More than anything I need to focus on me so that what I pour out to those around me (especially my children) is healthy and nourishing for them.

Here’s some practical ways I’m putting this into practice:

  1. Eating mostly whole “real” foods and very little processed food
  2. Listening to my body when it tells me that gluten is bad (even when I desperately want a pastry)
  3. Engaging in a hobby (hello garden!)
  4. Making time each day for me (hello early mornings!)
  5. Praying
  6. Allowing myself to feel all the feels and be honest about feeling them
  7. Being realistic about my to-do lists (bye bye spring cleaning wishes)
  8. Talking to people frequently and being intentional in relationships

I had a much different post planned out in my head when I started this, but as is the case so often I let my hands do the talking for my brain and it’s usually exactly what I needed to hear.

So here’s to letting go of postpartum body expectations and to embracing a healthy new me.  Here’s to letting go of the numbers.  Here’s to honouring my body so that I can honour those around me.

 

Loving Myself

  
Almost two years ago I had reached the lowest weight of my adult (and I think adolescent life) and I felt great! Fast forward through returning to work, several stressful situations, poor tracking of food and supreme lack of activity and now my most current health issues and I am 20 lbs heavier and not feeling great at all.

It’s not all about the weight, although I’d like to lose at least 10-15lbs of what I’ve gained, it’s more about how I feel BECAUSE of the weight.  It’s thoughts that go through my head, the discouragement I feel because I feel like I’ve failed myself.  Today I spent a full day on myself, learning to love myself the way I am, learning to be comfortable in my own skin despite what the scale says.
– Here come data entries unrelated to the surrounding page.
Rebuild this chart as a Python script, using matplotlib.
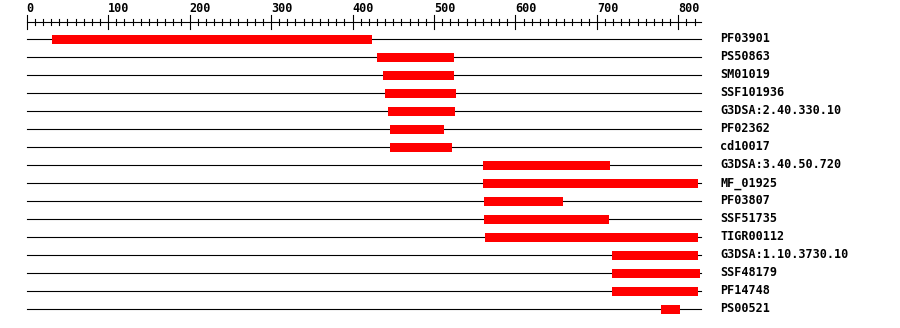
import matplotlib.pyplot as plt

# protein length and domain hits (residue positions)
seq_len = 828
names = ['PF03901', 'PS50863', 'SM01019', 'SSF101936', 'G3DSA:2.40.330.10',
         'PF02362', 'cd10017', 'G3DSA:3.40.50.720', 'MF_01925', 'PF03807',
         'SSF51735', 'TIGR00112', 'G3DSA:1.10.3730.10', 'SSF48179', 'PF14748',
         'PS00521']
starts = [31, 430, 437, 440, 444, 446, 446, 560, 560, 561, 561, 563, 719, 719, 719, 779]
ends = [424, 525, 525, 527, 526, 512, 522, 716, 824, 658, 715, 824, 824, 827, 824, 802]
major_ticks = list(range(0, 801, 100))
minor_ticks = list(range(0, 821, 10))

W, H = 900, 328
x0 = 26.7      # pixel of residue 0
scale = 0.8145  # pixels per residue

fig = plt.figure(figsize=(W / 100, H / 100), dpi=100)
ax = fig.add_axes([0, 0, 1, 1])
ax.set_xlim(-x0 / scale, (W - x0) / scale)
ax.set_ylim(H, 0)
ax.axis('off')

font = dict(family='DejaVu Sans Mono', fontweight='bold', fontsize=8.5)

# ruler
ax.plot([0, seq_len], [22, 22], color='black', lw=0.8)
for t in minor_ticks:
    if t in major_ticks:
        ax.plot([t, t], [15, 29], color='black', lw=0.8)
    else:
        ax.plot([t, t], [19, 25], color='black', lw=0.8)
for t in major_ticks:
    ax.text(t, 12, str(t), ha='left', va='baseline', **font)

# rows
row_y0 = 39
row_step = 18
label_x = (720 - x0) / scale
for i, (nm, s, e) in enumerate(zip(names, starts, ends)):
    y = row_y0 + i * row_step
    ax.plot([0, seq_len], [y, y], color='black', lw=0.8, zorder=1)
    ax.barh(y, e - s, left=s, height=9, color='#ff0000', zorder=2)
    ax.text(label_x, y, nm, ha='left', va='center', **font)

fig.savefig('out.png', dpi=100)
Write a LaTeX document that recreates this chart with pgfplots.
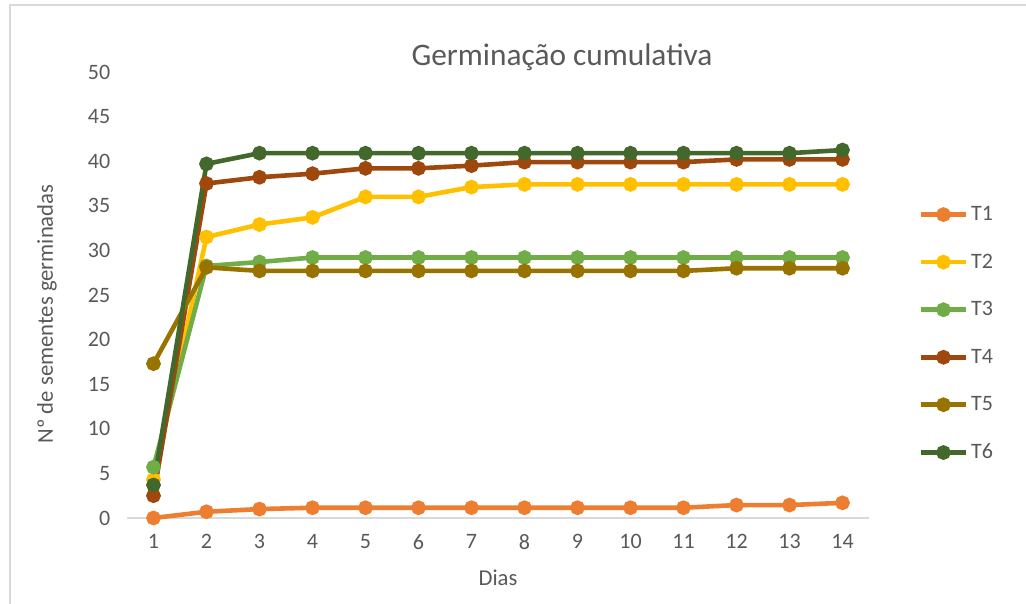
\documentclass[border=0pt]{standalone}
\usepackage{pgfplots}
\pgfplotsset{compat=1.18}
\usepackage{fontspec}
\setmainfont{Carlito}
\newlength\pxu
\setlength\pxu{0.75pt}
\definecolor{tone}{HTML}{ED7D31}
\definecolor{ttwo}{HTML}{FFC000}
\definecolor{tthree}{HTML}{70AD47}
\definecolor{tfour}{HTML}{9E480E}
\definecolor{tfive}{HTML}{997300}
\definecolor{tsix}{HTML}{43682B}
\definecolor{txt}{HTML}{595959}
\definecolor{axl}{HTML}{D9D9D9}
\begin{document}
\begin{tikzpicture}[x=\pxu,y=\pxu]
\path[use as bounding box] (0,0) rectangle (1026,604);
\draw[axl, line width=2\pxu] (10,0) -- (10,599) -- (1026,599);
\begin{axis}[
  at={(127\pxu,86\pxu)}, anchor=south west,
  scale only axis, width=742\pxu, height=446\pxu,
  xmin=0.5, xmax=14.5, ymin=0, ymax=50,
  xtick={1,...,14}, ytick={0,5,...,50},
  axis x line=bottom, axis y line=left,
  x axis line style={axl, line width=1.2\pxu, -},
  y axis line style={draw=none},
  major tick length=0pt,
  tick label style={font=\fontsize{16.5}{19}\selectfont, text=txt},
  /pgf/number format/assume math mode=true,
  xticklabel style={yshift=-12\pxu},
  yticklabel style={xshift=-12\pxu},
  every axis plot/.append style={line width=4.6\pxu, mark=*, mark size=5\pxu},
  legend style={at={(1.061,0.711)}, anchor=north west, draw=none, fill=none,
    font=\fontsize{16.5}{19}\selectfont, text=txt, row sep=26\pxu,
    cells={anchor=west}},
  legend image code/.code={\draw[mark repeat=2,mark phase=2,#1] plot coordinates {(0pt,0pt) (17pt,0pt) (34pt,0pt)};},
  clip=false,
]
\addplot[color=tone] coordinates {(1,0) (2,0.7) (3,1.0) (4,1.15) (5,1.15) (6,1.15) (7,1.15) (8,1.15) (9,1.15) (10,1.15) (11,1.15) (12,1.45) (13,1.45) (14,1.7)};
\addlegendentry{T1}
\addplot[color=ttwo] coordinates {(1,4.3) (2,31.5) (3,32.9) (4,33.7) (5,36.0) (6,36.0) (7,37.1) (8,37.4) (9,37.4) (10,37.4) (11,37.4) (12,37.4) (13,37.4) (14,37.4)};
\addlegendentry{T2}
\addplot[color=tthree] coordinates {(1,5.7) (2,28.25) (3,28.7) (4,29.2) (5,29.2) (6,29.2) (7,29.2) (8,29.2) (9,29.2) (10,29.2) (11,29.2) (12,29.2) (13,29.2) (14,29.2)};
\addlegendentry{T3}
\addplot[color=tfour] coordinates {(1,2.5) (2,37.5) (3,38.2) (4,38.6) (5,39.2) (6,39.2) (7,39.5) (8,39.9) (9,39.9) (10,39.9) (11,39.9) (12,40.2) (13,40.2) (14,40.2)};
\addlegendentry{T4}
\addplot[color=tfive] coordinates {(1,17.3) (2,28.1) (3,27.7) (4,27.7) (5,27.7) (6,27.7) (7,27.7) (8,27.7) (9,27.7) (10,27.7) (11,27.7) (12,28.0) (13,28.0) (14,28.0)};
\addlegendentry{T5}
\addplot[color=tsix] coordinates {(1,3.7) (2,39.7) (3,40.9) (4,40.9) (5,40.9) (6,40.9) (7,40.9) (8,40.9) (9,40.9) (10,40.9) (11,40.9) (12,40.9) (13,40.9) (14,41.25)};
\addlegendentry{T6}
\end{axis}
\node[text=txt, font=\fontsize{23.5}{28}\selectfont] at (562,547) {Germinação cumulativa};
\node[text=txt, font=\fontsize{17}{20}\selectfont, rotate=90] at (47,290) {Nº de sementes germinadas};
\node[text=txt, font=\fontsize{17}{20}\selectfont] at (498,26) {Dias};
\end{tikzpicture}
\end{document}
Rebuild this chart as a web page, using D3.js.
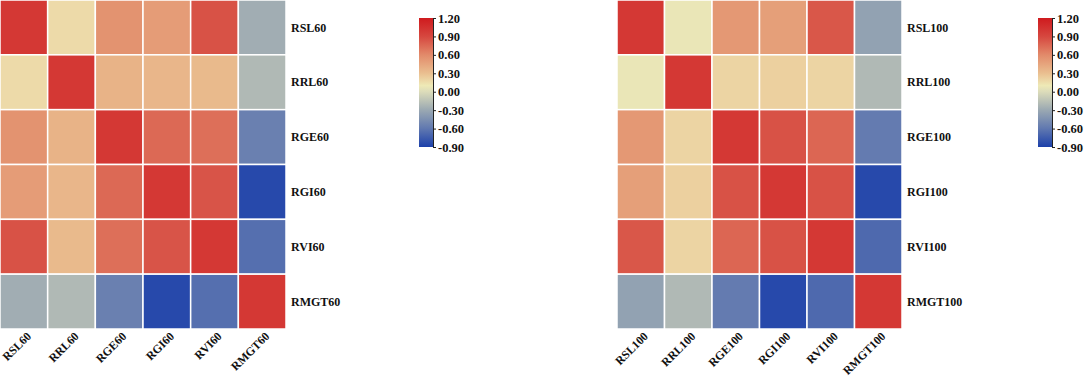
<!DOCTYPE html>
<html>
<head>
<meta charset="utf-8">
<script src="https://cdn.jsdelivr.net/npm/d3@7"></script>
<style>
  body { margin: 0; background: #fff; }
  svg text { font-family: "Liberation Serif", "Times New Roman", serif; font-weight: bold; fill: #111; }
</style>
</head>
<body>
<div id="chart"></div>
<script>
// variable names for the two panels
var names60 = ["RSL60", "RRL60", "RGE60", "RGI60", "RVI60", "RMGT60"];
var names100 = ["RSL100", "RRL100", "RGE100", "RGI100", "RVI100", "RMGT100"];

// correlation matrices
var corr60 = [
  [1.00, 0.17, 0.55, 0.50, 0.85, -0.27],
  [0.17, 1.00, 0.37, 0.35, 0.33, -0.20],
  [0.55, 0.37, 1.00, 0.75, 0.72, -0.55],
  [0.50, 0.35, 0.75, 1.00, 0.84, -0.85],
  [0.85, 0.33, 0.72, 0.84, 1.00, -0.65],
  [-0.27, -0.20, -0.55, -0.85, -0.65, 1.00]
];
var corr100 = [
  [1.00, 0.08, 0.52, 0.48, 0.83, -0.34],
  [0.08, 1.00, 0.20, 0.22, 0.20, -0.20],
  [0.52, 0.20, 1.00, 0.85, 0.76, -0.58],
  [0.48, 0.22, 0.85, 1.00, 0.85, -0.85],
  [0.83, 0.20, 0.76, 0.85, 1.00, -0.68],
  [-0.34, -0.20, -0.58, -0.85, -0.68, 1.00]
];

var colorTicks = [1.2, 0.9, 0.6, 0.3, 0.0, -0.3, -0.6, -0.9];
var stopDomain = [-0.9, -0.6, -0.3, 0.0, 0.1, 0.3, 0.6, 0.9, 1.2];
var colorStops = ["#1c40aa", "#6078b0", "#9aa8b2", "#dcdcba", "#eee9b6", "#eabf90", "#e28a6a", "#d6473f", "#cf1a1e"];
var vmin = -0.9, vmax = 1.2;

var W = 1084, H = 377;
var svg = d3.select("#chart").append("svg").attr("width", W).attr("height", H);

var color = d3.scaleLinear().domain(stopDomain).range(colorStops).interpolate(d3.interpolateRgb).clamp(true);

function fmt(v) {
  return d3.format(".2f")(v).replace("\u2212", "-");
}

function drawPanel(x0, w, names, corr, cbX) {
  var g = svg.append("g");
  var x = d3.scaleBand().domain(names).range([x0, x0 + w]);
  var y = d3.scaleBand().domain(names).range([0, 329]);

  var cells = [];
  corr.forEach(function(row, i) {
    row.forEach(function(v, j) { cells.push({r: names[i], c: names[j], v: v}); });
  });

  g.selectAll("rect.cell").data(cells).enter().append("rect")
    .attr("class", "cell")
    .attr("x", function(d) { return x(d.c); })
    .attr("y", function(d) { return y(d.r); })
    .attr("width", x.bandwidth())
    .attr("height", y.bandwidth())
    .attr("fill", function(d) { return color(d.v); })
    .attr("stroke", "#fff")
    .attr("stroke-width", 1.5);

  // row labels on the right
  g.selectAll("text.row").data(names).enter().append("text")
    .attr("class", "row")
    .attr("x", x0 + w + 5)
    .attr("y", function(d) { return y(d) + y.bandwidth() / 2; })
    .attr("dy", "0.35em")
    .style("font-size", "12px")
    .text(function(d) { return d; });

  // column labels, rotated
  g.selectAll("text.col").data(names).enter().append("text")
    .attr("class", "col")
    .attr("transform", function(d) {
      return "translate(" + (x(d) + x.bandwidth() / 2 + 8) + "," + 337 + ") rotate(-45)";
    })
    .style("text-anchor", "end")
    .style("font-size", "11.8px")
    .text(function(d) { return d; });

  // colour bar
  var cbTop = 18, cbBot = 147, cbW = 14;
  var gradId = "grad" + x0;
  var grad = svg.append("defs").append("linearGradient")
    .attr("id", gradId).attr("x1", "0").attr("y1", "1").attr("x2", "0").attr("y2", "0");
  stopDomain.forEach(function(v, i) {
    grad.append("stop")
      .attr("offset", ((v - vmin) / (vmax - vmin) * 100) + "%")
      .attr("stop-color", colorStops[i]);
  });
  g.append("rect")
    .attr("x", cbX).attr("y", cbTop).attr("width", cbW).attr("height", cbBot - cbTop)
    .attr("fill", "url(#" + gradId + ")");

  var cy = d3.scaleLinear().domain([vmin, vmax]).range([cbBot, cbTop]);
  var axis = g.append("g")
    .attr("transform", "translate(" + (cbX + cbW) + ",0)")
    .attr("font-family", null)
    .call(d3.axisRight(cy).tickValues(colorTicks).tickFormat(fmt).tickSize(3).tickPadding(2));
  axis.select(".domain").attr("stroke", "#222");
  axis.selectAll(".tick line").attr("stroke", "#222");
  axis.selectAll("text")
    .attr("fill", "#111")
    .style("font-size", "12.5px")
    .style("font-family", "'Liberation Serif', serif")
    .style("font-weight", "bold");
}

drawPanel(0, 286, names60, corr60, 419);
drawPanel(617, 285, names100, corr100, 1038);
</script>
</body>
</html>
The thing is, is that I’ve gained the weight and punished myself by not allowing myself to buy clothes that I feel comfortable in.  The clothes I wear are wearable but definitely not comfortable and I kept promising myself that once I lost some weight then I’d be able to buy a few more items of clothing.  It’s been several months with no budging on the scale (I haven’t been trying at all), and although I do intend to change that in the next few months I am done punishing myself.  This morning I spent the entire morning just browsing the mall, trying on clothes and being so intentional with what I purchased.  Only a few items and only things that I was absolutely comfortable wearing.  I was so exhausted by the end of it but I came home excited about those items and ready to take on the next few months of intentional eating and activity.

After I returned home I decided that instead of driving to pick up Ezekiel from the Dayhome that I would walk the 2.7 km to get him.  It was so nice to just walk alone, contemplating life and enjoying the gorgeous weather.  We walked slowly back home stopping at the store and stopping to let him explore the flowers, trees, ants and anything else he was curious about.  I’m sore all over and I’m more tired than I’ve been in a while but I’m satisfied knowing that today I’ve taken one step closer to loving myself as I am.

Two summers ago I got in the habit of a daily walk or two usually at least 4-5 km in length and that’s really all I did for activity but that’s all it took to make me feel well.  I intend to get back to that place, of course daily walks on a 12hr work day aren’t going to be possible but the days in between will be full of walks and taking time out of the day for activity instead of worrying about the house and the laundry.